As Google and Apple step up their mapping efforts, they are apparently raising some eyebrows in Washington. Today, U.S. Senator Charles E. Schumer wrote a letter to Google’s CEO Larry Page and Apple’s CEO Tim Cook. In this letter, he asks the them about their “highly sensitive photography equipment.” In order to avoid that his constituents in Buffalo have to worry about Google and Apple catching them barbecuing on their back deck, Schumer is asking the two companies to include a number of privacy and security provisions. Schumer is also worried that criminals and terrorists could use these detailed images to “create more complete schematic maps of the power and water grids in the United States.” In a statement that accompanied the letter, Schumer also said that he was afraid the technology could be “strong enough to see through windows and even catch sun bathers in back yards.”
Specifically, Schumer is asking the two companies for three security and privacy provisions:
Until now, says Schumer, the quality of the imagery available in Google Maps and Google Earth wasn’t good enough to warrant these measures. Now, however, as the two companies are ramping up their efforts to create detailed 3D maps (Google says its 3D maps will cover the residencies of over 300 million people by the end of the year), it’s time to start worrying about these issues.
With their “military-grade” equipment, Apple’s and Google’s ‘spy planes’ will also be able to display details of security sensitive sites (Google, it’s worth noting, already blurs quite a few military installations and other sensitive sites around the world).
“It’s imperative,” says Schumer, “that these companies disclose their plans for protecting privacy of both individuals and sensitive infrastructure, their publication intentions, and their plans for including public consent in the mapping process.” Just like with Street View in Germany, Schumer would also like Google and Apple to give homeowners the ability to blur their houses on the companies’ maps.
In a statement to Talking Points Memo’s Carl Franzen, Google said that its 3D maps won’t offer any significantly higher resolution than its current maps. “We appreciate the Senator’s concerns and we look forward to meeting with him to demonstrate how the imagery used to develop our 3D models is similar to what’s already publicly available in 2D mapping products. We currently don’t blur aerial imagery because the resolution isn’t sharp enough for it to be a concern.”

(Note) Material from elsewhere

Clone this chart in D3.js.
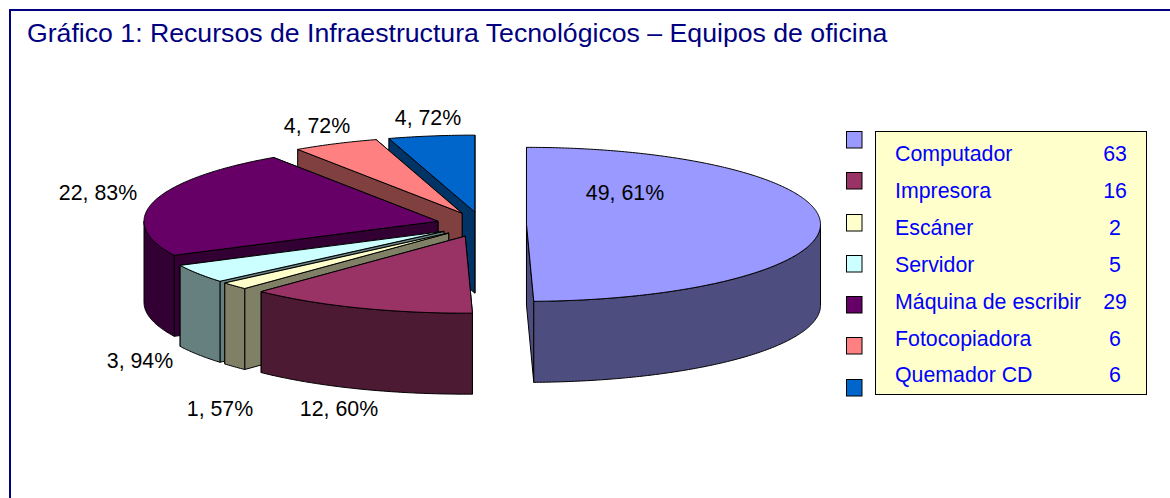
<!DOCTYPE html>
<html><head><meta charset="utf-8">
<script src="https://cdn.jsdelivr.net/npm/d3@7/dist/d3.min.js"></script>
<style>html,body{margin:0;padding:0;background:#fff}svg{display:block}text{font-family:"Liberation Sans",Arial,sans-serif}</style>
</head><body><svg id="c" width="1170" height="498"></svg>
<script>
const title = "Gráfico 1: Recursos de Infraestructura Tecnológicos – Equipos de oficina";
const categories = ["Computador","Impresora","Escáner","Servidor","Máquina de escribir","Fotocopiadora","Quemador CD"];
const counts = [63,16,2,5,29,6,6];
const percentLabels = ["49, 61%","12, 60%","1, 57%","3, 94%","22, 83%","4, 72%","4, 72%"];
const colors = ["#9999FF","#993366","#FFFFCC","#CCFFFF","#660066","#FF8080","#0066CC"];

const W=1170,H=498;
const svg=d3.select("#c");
const frame=svg.append("g");
frame.append("path").attr("d",`M10,${H}V10H${W}`).attr("fill","none").attr("stroke","#000080").attr("stroke-width",2);
svg.append("text").attr("x",27).attr("y",42).attr("font-size",26.67).attr("fill","#000080").text(title);

// pie geometry
const cx=481.5,cy=224.5,rx=294,ry=77,depth=81,explodeX=45,explodeY=12.5;
const arcs=d3.pie().sort(null).value(d=>d)(counts);
const px=d3.scaleLinear().domain([-1,1]).range([-rx,rx]);
const py=d3.scaleLinear().domain([-1,1]).range([-ry,ry]);
const dark=c=>{const r=d3.rgb(c);return d3.rgb(r.r/2,r.g/2,r.b/2).formatHex();};
const line=d3.line();
const pt=(o,a,z=0)=>[o[0]+px(Math.sin(a)),o[1]-py(Math.cos(a))+z];
function rim(o,a0,a1,z){
  const n=Math.max(2,Math.ceil((a1-a0)/0.01)),out=[];
  d3.range(n+1).forEach(i=>out.push(pt(o,a0+(a1-a0)*i/n,z)));
  return out;
}
const order=[6,5,4,3,2,1,0];
const pieG=svg.append("g").attr("stroke","#000").attr("stroke-width",1).attr("stroke-linejoin","round");
order.forEach(i=>{
  const d=arcs[i],mid=(d.startAngle+d.endAngle)/2;
  const o=[cx+explodeX*Math.sin(mid),cy-explodeY*Math.cos(mid)];
  const g=pieG.append("g"),side=dark(colors[i]);
  [d.endAngle,d.startAngle].forEach(a=>{
    const p=pt(o,a),q=pt(o,a,depth);
    g.append("path").attr("d",line([o,p,q,[o[0],o[1]+depth]])+"Z").attr("fill",side);
  });
  const a0=Math.max(d.startAngle,Math.PI/2),a1=Math.min(d.endAngle,3*Math.PI/2);
  if(a1>a0){
    const top=rim(o,a0,a1,0),bot=rim(o,a0,a1,depth).reverse();
    g.append("path").attr("d",line(top.concat(bot))+"Z").attr("fill",side);
  }
  g.append("path").attr("d",line([o].concat(rim(o,d.startAngle,d.endAngle,0)))+"Z").attr("fill",colors[i]);
});

// value labels
const labelPos=[[625,193],[339,409],[220,409],[140,361],[98,193],[317,126],[428,118]];
svg.append("g").selectAll("text").data(percentLabels).join("text")
  .attr("x",(d,i)=>labelPos[i][0]).attr("y",(d,i)=>labelPos[i][1]).attr("dy","0.35em")
  .attr("text-anchor","middle").attr("font-size",21.33).attr("fill","#000").text(d=>d);

// legend
const swatchY=d3.scalePoint().domain(categories).range([139.5,387]);
svg.append("g").selectAll("rect").data(categories).join("rect")
  .attr("x",846.5).attr("y",d=>Math.round(swatchY(d)-8.5)+0.5).attr("width",15.5).attr("height",16.5)
  .attr("fill",(d,i)=>colors[i]).attr("stroke","#000").attr("stroke-width",1);
svg.append("rect").attr("x",875.5).attr("y",131.5).attr("width",271).attr("height",263)
  .attr("fill","#FFFFCC").attr("stroke","#000").attr("stroke-width",1);
const rowY=d3.scalePoint().domain(categories).range([154,375]);
const legend=svg.append("g").attr("fill","#0000FF").attr("font-size",21.33);
legend.selectAll("text.n").data(categories).join("text").attr("class","n")
  .attr("x",895).attr("y",d=>rowY(d)).attr("dy","0.35em").text(d=>d);
legend.selectAll("text.v").data(counts).join("text").attr("class","v")
  .attr("x",1115).attr("y",(d,i)=>rowY(categories[i])).attr("dy","0.35em").attr("text-anchor","middle").text(d=>d);
</script></body></html>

Here is a copy of the full letter to Google and Apple:
Dear Apple and Google,
I write today over the recent revelations that your companies are using highly sensitive photography equipment to take pictures of cities and towns across the country for your respective mapping products. These disclosures are potentially troubling, and I request that the privacy and security of Americans remain your top priority as you deploy new mapping and imaging capability.
It has been reported that some of these sensitive cameras can take pictures of objects up to four inches wide. I fear that this clarity may allow your mapping programs to take detailed pictures of people in intimate locations such as around a pool or in someone’s backyard. People on Long Island or in Buffalo have a reasonable expectation of privacy when they decide to have a barbeque on their back deck and would prefer to retain the option of deciding whether they should be photographed on their property. They should not fear that your planes will be overhead taking detailed pictures of their private events.

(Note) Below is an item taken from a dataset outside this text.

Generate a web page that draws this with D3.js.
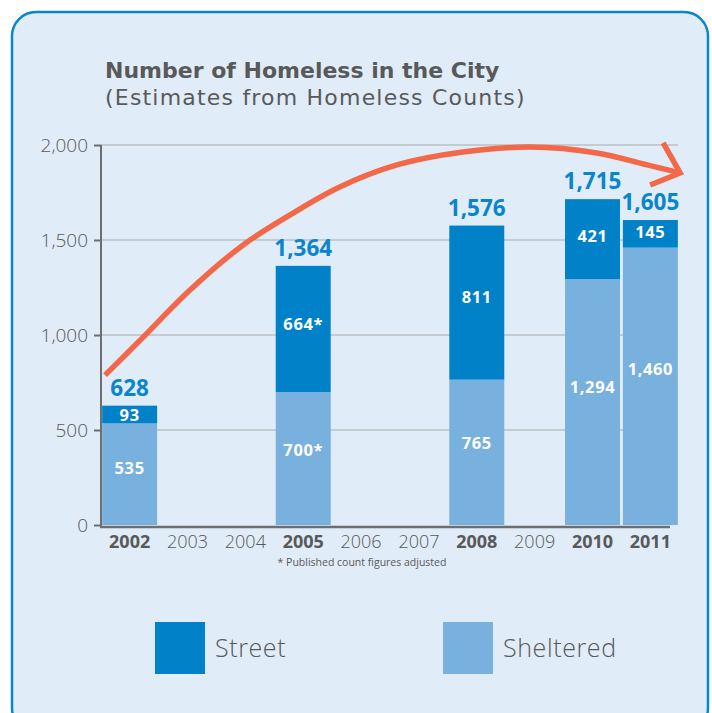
<!DOCTYPE html>
<html>
<head>
<meta charset="utf-8">
<script src="https://cdn.jsdelivr.net/npm/d3@7"></script>
<style>
  body { margin: 0; background: #ffffff; }
  svg { display: block; font-family: "Open Sans", sans-serif; }
</style>
</head>
<body>
<div id="chart"></div>
<script>
var years = ["2002", "2003", "2004", "2005", "2006", "2007", "2008", "2009", "2010", "2011"];
var boldYears = ["2002", "2005", "2008", "2010", "2011"];
var barYears = ["2002", "2005", "2008", "2010", "2011"];
var street = [93, 664, 811, 421, 145];
var sheltered = [535, 700, 765, 1294, 1460];
var totals = [628, 1364, 1576, 1715, 1605];
var adjusted = [false, true, false, false, false];
var yTicks = [0, 500, 1000, 1500, 2000];

// trend arrow, in (year position, count) units
var arrowX = [0.07, 0.73, 1.54, 2.46, 3.27, 4.13, 5.12, 6.26, 7.42, 8.58, 9.45, 10.02];
var arrowY = [789, 989, 1237, 1474, 1632, 1779, 1895, 1963, 1989, 1958, 1895, 1853];

var width = 712, height = 713;
var streetColor = "#0081c8", shelterColor = "#78b0de";
var textColor = "#58595b";

var svg = d3.select("#chart")
    .append("svg")
    .attr("width", width)
    .attr("height", height);

// panel
svg.append("rect")
    .attr("x", 12).attr("y", 12)
    .attr("width", 696).attr("height", 720)
    .attr("rx", 24).attr("ry", 24)
    .attr("fill", "#e0ecf7")
    .attr("stroke", "#0a84cc")
    .attr("stroke-width", 2.5);

svg.append("text")
    .attr("x", 105).attr("y", 78)
    .attr("font-family", "DejaVu Sans, sans-serif")
    .attr("font-size", 22).attr("font-weight", "bold")
    .attr("fill", textColor)
    .text("Number of Homeless in the City");

svg.append("text")
    .attr("x", 105).attr("y", 105)
    .attr("font-family", "DejaVu Sans, sans-serif")
    .attr("font-size", 22)
    .attr("letter-spacing", 1.2)
    .attr("fill", textColor)
    .text("(Estimates from Homeless Counts)");

var xScale = d3.scaleBand()
    .domain(years)
    .range([101, 679])
    .paddingInner(0.05)
    .paddingOuter(0.02);

var yScale = d3.scaleLinear()
    .domain([0, 2000])
    .range([525, 145]);

// gridlines
svg.append("g")
    .selectAll("line")
    .data(yTicks.slice(1))
    .join("line")
    .attr("x1", 101).attr("x2", 678)
    .attr("y1", function(d) { return yScale(d); })
    .attr("y2", function(d) { return yScale(d); })
    .attr("stroke", "#a7a9ac")
    .attr("stroke-width", 1.2);

// y axis
var yAxis = svg.append("g")
    .attr("transform", "translate(101,0)")
    .call(d3.axisLeft(yScale).tickValues(yTicks).tickSize(7).tickPadding(6).tickFormat(d3.format(",")));
yAxis.select(".domain").attr("stroke", "#6d6e71").attr("stroke-width", 2).attr("d", "M0,145V527");
yAxis.selectAll(".tick line").attr("stroke", "#6d6e71").attr("stroke-width", 2);
yAxis.selectAll(".tick text")
    .attr("fill", textColor)
    .attr("font-size", 19)
    .attr("font-family", "Open Sans, sans-serif")
    .attr("font-weight", 300);

// bars
var bars = svg.append("g");
barYears.forEach(function(yr, i) {
    var x = xScale(yr), w = xScale.bandwidth();
    bars.append("rect")
        .attr("x", x).attr("width", w)
        .attr("y", yScale(sheltered[i]))
        .attr("height", yScale(0) - yScale(sheltered[i]))
        .attr("fill", shelterColor);
    bars.append("rect")
        .attr("x", x).attr("width", w)
        .attr("y", yScale(totals[i]))
        .attr("height", yScale(sheltered[i]) - yScale(totals[i]))
        .attr("fill", streetColor);

    var cx = x + w / 2;
    var sH = yScale(sheltered[i]) - yScale(totals[i]);
    var sMid = (yScale(sheltered[i]) + yScale(totals[i])) / 2;
    var hMid = (yScale(0) + yScale(sheltered[i])) / 2;
    var hH = yScale(0) - yScale(sheltered[i]);

    bars.append("text")
        .attr("x", cx).attr("y", sMid - Math.min(5, sH * 0.04) + (sH < 25 ? 1 : 0))
        .attr("dy", "0.35em")
        .attr("text-anchor", "middle")
        .attr("font-size", 16.5).attr("font-weight", "bold")
        .attr("letter-spacing", 0.6)
        .attr("fill", "#ffffff")
        .text(d3.format(",")(street[i]) + (adjusted[i] ? "*" : ""));

    bars.append("text")
        .attr("x", cx).attr("y", hMid - hH * 0.06)
        .attr("dy", "0.35em")
        .attr("text-anchor", "middle")
        .attr("font-size", 16.5).attr("font-weight", "bold")
        .attr("letter-spacing", 0.6)
        .attr("fill", "#ffffff")
        .text(d3.format(",")(sheltered[i]) + (adjusted[i] ? "*" : ""));

    bars.append("text")
        .attr("x", cx).attr("y", yScale(totals[i]) - 10)
        .attr("text-anchor", "middle")
        .attr("font-size", 22.5).attr("font-weight", "bold")
        .attr("fill", "#0a84cc")
        .text(d3.format(",")(totals[i]));
});

// x axis
var xAxis = svg.append("g")
    .attr("transform", "translate(0,527)")
    .call(d3.axisBottom(xScale).tickSize(0).tickPadding(8));
xAxis.select(".domain").attr("stroke", "#6d6e71").attr("stroke-width", 2.5).attr("d", "M100,0H670");
xAxis.selectAll(".tick text")
    .attr("fill", textColor)
    .attr("font-size", 18)
    .attr("font-family", "Open Sans, sans-serif")
    .attr("font-weight", function(d) { return boldYears.indexOf(d) >= 0 ? "bold" : 300; });

svg.append("text")
    .attr("x", 362).attr("y", 566)
    .attr("text-anchor", "middle")
    .attr("font-size", 10.5)
    .attr("fill", textColor)
    .text("* Published count figures adjusted");

// trend arrow
var ax = d3.scaleLinear().domain([0, 10]).range([101, 679]);
var arrowPts = arrowX.map(function(d, i) { return [ax(d), yScale(arrowY[i])]; });
svg.append("path")
    .attr("d", d3.line().curve(d3.curveCatmullRom)(arrowPts))
    .attr("fill", "none")
    .attr("stroke", "#f26849")
    .attr("stroke-width", 5.5)
    .attr("stroke-linecap", "butt");
var tip = arrowPts[arrowPts.length - 1];
svg.append("path")
    .attr("d", d3.line()([[tip[0] - 17, tip[1] - 30], tip, [tip[0] - 30, tip[1] + 12]]))
    .attr("fill", "none")
    .attr("stroke", "#f26849")
    .attr("stroke-width", 5.5)
    .attr("stroke-linejoin", "miter");

// legend
var legend = [["Street", streetColor, 155], ["Sheltered", shelterColor, 443]];
legend.forEach(function(l) {
    svg.append("rect")
        .attr("x", l[2]).attr("y", 622)
        .attr("width", 50).attr("height", 52)
        .attr("fill", l[1]);
    svg.append("text")
        .attr("x", l[2] + 60).attr("y", 657)
        .attr("font-size", 25).attr("font-weight", 300)
        .attr("letter-spacing", 0.6)
        .attr("fill", textColor)
        .text(l[0]);
});
</script>
</body>
</html>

Detailed photographs could also provide criminals and terrorists with detailed views of sensitive utilities. On current online maps, many power lines, power sub stations, and reservoir access points are visible only at low resolutions. However, if highly detailed images become available, criminals could create more complete schematic maps of the power and water grids in the United States. With the vast amount of infrastructure across the country, it would be impossible to secure every location.
Therefore, I request that your mapping programs include three separate privacy and security provisions:
1) Provide notification to communities as to when you plan to conduct mapping
2) Automatically blur photos of individuals who are captured, and give property owners the right to opt-out of having the company map their homes
3) Put protocols in place with law enforcement and local municipalities to ensure that sensitive infrastructure details are blurred from published maps
I hope that you would be willing to work with my office on this very important issue and ensure the security and privacy of all Americans.